The cruel taking of horses for slaughter was ended by a woman called "Wild Horse Annie" who harassed and harried federal lawmakers and officials until laws protecting the herds were passed several decades past. The law, and the program of roundup and adoption it created, were deeply flawed. The fate of horses crowded into corrals hock deep in the mud of their own urine and feces became the focus for a number of wild horse protection groups, several of which brought actions against the BLM for mistreatment of their charges. This caused the federal forces to seek an escape from their duties to protect and control the herds, and a solution for the public image problem was mongered together in ’97 with the Nevada Department of Agriculture taking over responsibility for the horses in the Virginia Range, just east and south of Reno.

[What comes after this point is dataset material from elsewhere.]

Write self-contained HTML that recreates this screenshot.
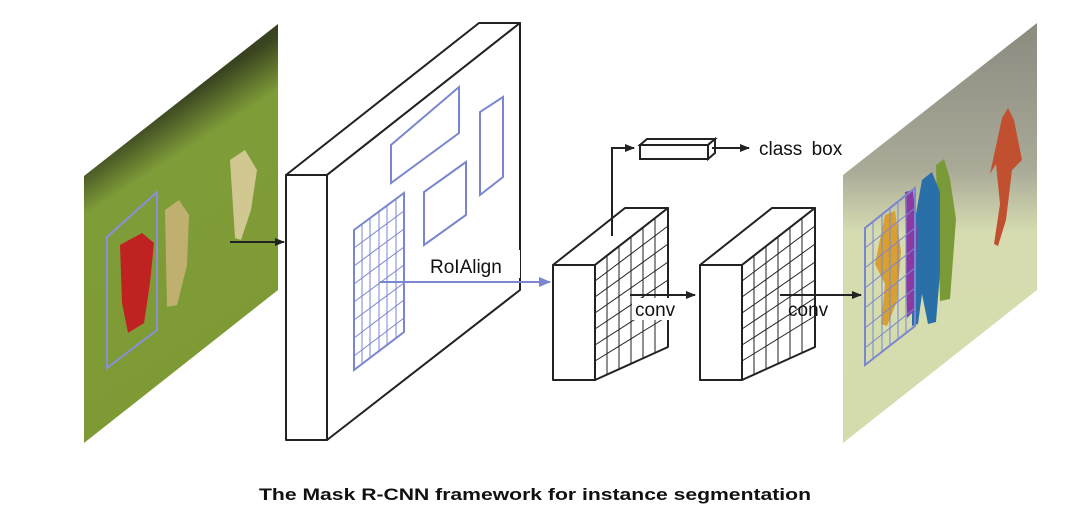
<!DOCTYPE html>
<html><head><meta charset="utf-8"><style>
html,body{margin:0;padding:0;background:#fff;width:1090px;height:518px;overflow:hidden}
svg{display:block}
</style></head><body>
<svg width="1090" height="518" viewBox="0 0 1090 518" xmlns="http://www.w3.org/2000/svg" font-family="Liberation Sans, sans-serif">
<defs>
<linearGradient id="lg" x1="0" y1="0" x2="0.3" y2="1">
<stop offset="0" stop-color="#1e2214"/><stop offset="0.3" stop-color="#3a4420"/><stop offset="0.42" stop-color="#7e9c38"/><stop offset="1" stop-color="#7e9a34"/>
</linearGradient>
<linearGradient id="rg" x1="0" y1="0" x2="0" y2="1">
<stop offset="0" stop-color="#8a8a80"/><stop offset="0.35" stop-color="#aaaa98"/><stop offset="0.5" stop-color="#d6dcb0"/><stop offset="1" stop-color="#d4dbab"/>
</linearGradient>
<marker id="ah" markerWidth="10" markerHeight="8" refX="9" refY="4" orient="auto" markerUnits="userSpaceOnUse"><path d="M0,0 L10,4 L0,8 Z" fill="#222"/></marker>
<marker id="ahb" markerWidth="12" markerHeight="10" refX="11" refY="5" orient="auto" markerUnits="userSpaceOnUse"><path d="M0,0 L12,5 L0,10 Z" fill="#7b86d0"/></marker>
</defs>
<!-- left image -->
<polygon points="84,176 278,24 278,290 84,443" fill="url(#lg)"/>
<path d="M120,245 l22,-12 l12,10 l-4,40 l-6,40 l-16,10 l-6,-30 z" fill="#c02222"/>
<path d="M165,210 l14,-10 l10,15 l-2,50 l-10,40 l-10,2 z" fill="#c0b070"/>
<path d="M230,160 l15,-10 l12,20 l-6,40 l-10,30 l-6,-2 z" fill="#d0c890"/>
<polygon points="107,368 107,237 157,192 157,330" fill="none" stroke="#8a8fd8" stroke-width="2"/>
<!-- arrow img -> block -->
<line x1="230" y1="242" x2="284" y2="242" stroke="#222" stroke-width="2" marker-end="url(#ah)"/>
<!-- big block -->
<g stroke="#222" stroke-width="2" fill="#fff" stroke-linejoin="round">
<polygon points="286,175 479,23 520,23 327,175"/>
<polygon points="327,175 520,23 520,290 327,440"/>
<rect x="286" y="175" width="41" height="265"/>
</g>
<g stroke="#7b86d0" stroke-width="2" fill="none">
<polygon points="391,183 391,145 459,87 459,133"/>
<polygon points="424,245 424,192 466,162 466,215"/>
<polygon points="480,195 480,112 503,97 503,177"/>
<polygon points="354,370 354,230 404,193 404,332"/>
</g>
<g stroke="#7b86d0" stroke-width="1">
<line x1="362" y1="224" x2="362" y2="364"/><line x1="370" y1="218" x2="370" y2="358"/><line x1="379" y1="212" x2="379" y2="351"/><line x1="387" y1="206" x2="387" y2="345"/><line x1="396" y1="199" x2="396" y2="338"/>
<line x1="354" y1="248" x2="404" y2="211"/><line x1="354" y1="266" x2="404" y2="229"/><line x1="354" y1="284" x2="404" y2="247"/><line x1="354" y1="302" x2="404" y2="265"/><line x1="354" y1="320" x2="404" y2="283"/><line x1="354" y1="338" x2="404" y2="300"/><line x1="354" y1="356" x2="404" y2="318"/>
</g>
<rect x="424" y="250" width="96" height="28" fill="#fff"/>
<text x="430" y="273" font-size="19" fill="#111">RoIAlign</text>
<line x1="380" y1="282" x2="550" y2="282" stroke="#7b86d0" stroke-width="2" marker-end="url(#ahb)"/>
<!-- small blocks -->
<g id="blk">
<g stroke="#222" stroke-width="2" fill="#fff" stroke-linejoin="round">
<polygon points="553,265 625,208 668,208 595,265"/>
<polygon points="595,265 668,208 668,347 595,380"/>
<rect x="553" y="265" width="42" height="115"/>
</g>
<g stroke="#222" stroke-width="1">
<line x1="607" y1="256" x2="607" y2="375"/><line x1="619" y1="246" x2="619" y2="369"/><line x1="631" y1="237" x2="631" y2="364"/><line x1="643" y1="227" x2="643" y2="358"/><line x1="655" y1="218" x2="655" y2="353"/>
<line x1="595" y1="281" x2="668" y2="226"/><line x1="595" y1="297" x2="668" y2="244"/><line x1="595" y1="313" x2="668" y2="262"/><line x1="595" y1="329" x2="668" y2="280"/><line x1="595" y1="345" x2="668" y2="298"/><line x1="595" y1="361" x2="668" y2="316"/>
</g>
</g>
<use href="#blk" x="147" y="0"/>
<!-- branch to class box -->
<polyline points="612,236 612,148 634,148" fill="none" stroke="#222" stroke-width="2" marker-end="url(#ah)"/>
<g stroke="#222" stroke-width="2" fill="#fff">
<polygon points="640,145 647,139 715,139 708,145"/>
<polygon points="708,145 715,139 715,153 708,159"/>
<rect x="640" y="145" width="68" height="14"/>
</g>
<line x1="712" y1="148" x2="749" y2="148" stroke="#222" stroke-width="2" marker-end="url(#ah)"/>
<text x="759" y="155" font-size="19" fill="#111" word-spacing="4">class box</text>
<!-- conv arrow 1 -->
<rect x="632" y="298" width="50" height="22" fill="#fff"/>
<line x1="630" y1="295" x2="695" y2="295" stroke="#222" stroke-width="2" marker-end="url(#ah)"/>
<text x="635" y="316" font-size="19" fill="#111">conv</text>
<!-- right image -->
<polygon points="843,175 1037,23 1037,290 843,443" fill="url(#rg)"/>
<path d="M1002,118 l6,-10 l6,12 l8,40 l-10,10 l-6,50 l-8,26 l-4,-2 l6,-40 l-4,-40 l-6,10 z" fill="#c05030"/>
<path d="M936,165 l8,-6 l6,20 l6,40 l-6,80 l-10,2 z" fill="#7a9a38"/>
<path d="M922,180 l10,-8 l8,20 l0,80 l-4,50 l-8,2 l-6,-30 l-4,30 l-6,2 l0,-90 z" fill="#2a70a8"/>
<path d="M905,192 l8,-2 l4,40 l-2,80 l-8,8 z" fill="#8a3aa0"/>
<path d="M885,215 l10,-4 l6,40 l-4,50 l-10,25 l-6,-2 l4,-40 l-10,-20 z" fill="#d8a030"/>
<polygon points="865,365 865,228 915,188 915,326" fill="none" stroke="#7b86d0" stroke-width="2"/>
<g stroke="#7b86d0" stroke-width="1">
<line x1="873" y1="222" x2="873" y2="359"/><line x1="882" y1="214" x2="882" y2="352"/><line x1="890" y1="208" x2="890" y2="346"/><line x1="898" y1="201" x2="898" y2="339"/><line x1="906" y1="195" x2="906" y2="333"/>
<line x1="865" y1="248" x2="915" y2="208"/><line x1="865" y1="268" x2="915" y2="228"/><line x1="865" y1="288" x2="915" y2="248"/><line x1="865" y1="308" x2="915" y2="268"/><line x1="865" y1="328" x2="915" y2="288"/><line x1="865" y1="348" x2="915" y2="308"/>
</g>
<!-- conv arrow 2 (drawn on top of image) -->
<line x1="780" y1="295" x2="861" y2="295" stroke="#222" stroke-width="2" marker-end="url(#ah)"/>
<text x="788" y="316" font-size="19" fill="#111">conv</text>
<!-- caption -->
<text x="535" y="500" font-size="17" font-weight="bold" text-anchor="middle" fill="#111" textLength="552" lengthAdjust="spacingAndGlyphs">The Mask R-CNN framework for instance segmentation</text>
</svg>
</body></html>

While the horse advocates and state officialdom often differed, the cooperative efforts to find a way to save both range and animals resulted in placement of several bands of mustangs on private ranges and development of some programs to ease the problems of feed and water in the encroaching suburbs. Then came the great crash of ’07, with a huge deficit in state revenues and a largely clueless governor whose congressional sojourn had not been marked by fiscal responsibility. Facing the crisis, the governor began hacking away at low-priority spending and feeding wild horses was definitely on the hit list. A new chief for the Ag Department was appointed, one Tony Lesperance, who began to develop plans to remove all the horse bands under state jurisdiction in favor of habitat restoration, a process which could cost millions to introduce native grasses and shrubs, but that would be far in the future, after the horse are gone. Testifying to the Interim Finance Committee of the legislature Lesperance denied any intention to provide feed for horses "starving" on the range, and requested funds for the gathering and removal of the horses. Advocates claim the real purpose of the program planned is to clear the area for developers and to eliminate the state management of the Virginia Range herd as an expense. They are willing to take over the program themselves, working with private funding, but federal and state officialdom are ready to kill any and all protection programs for America’s last symbol of a freedom long lost to most of us.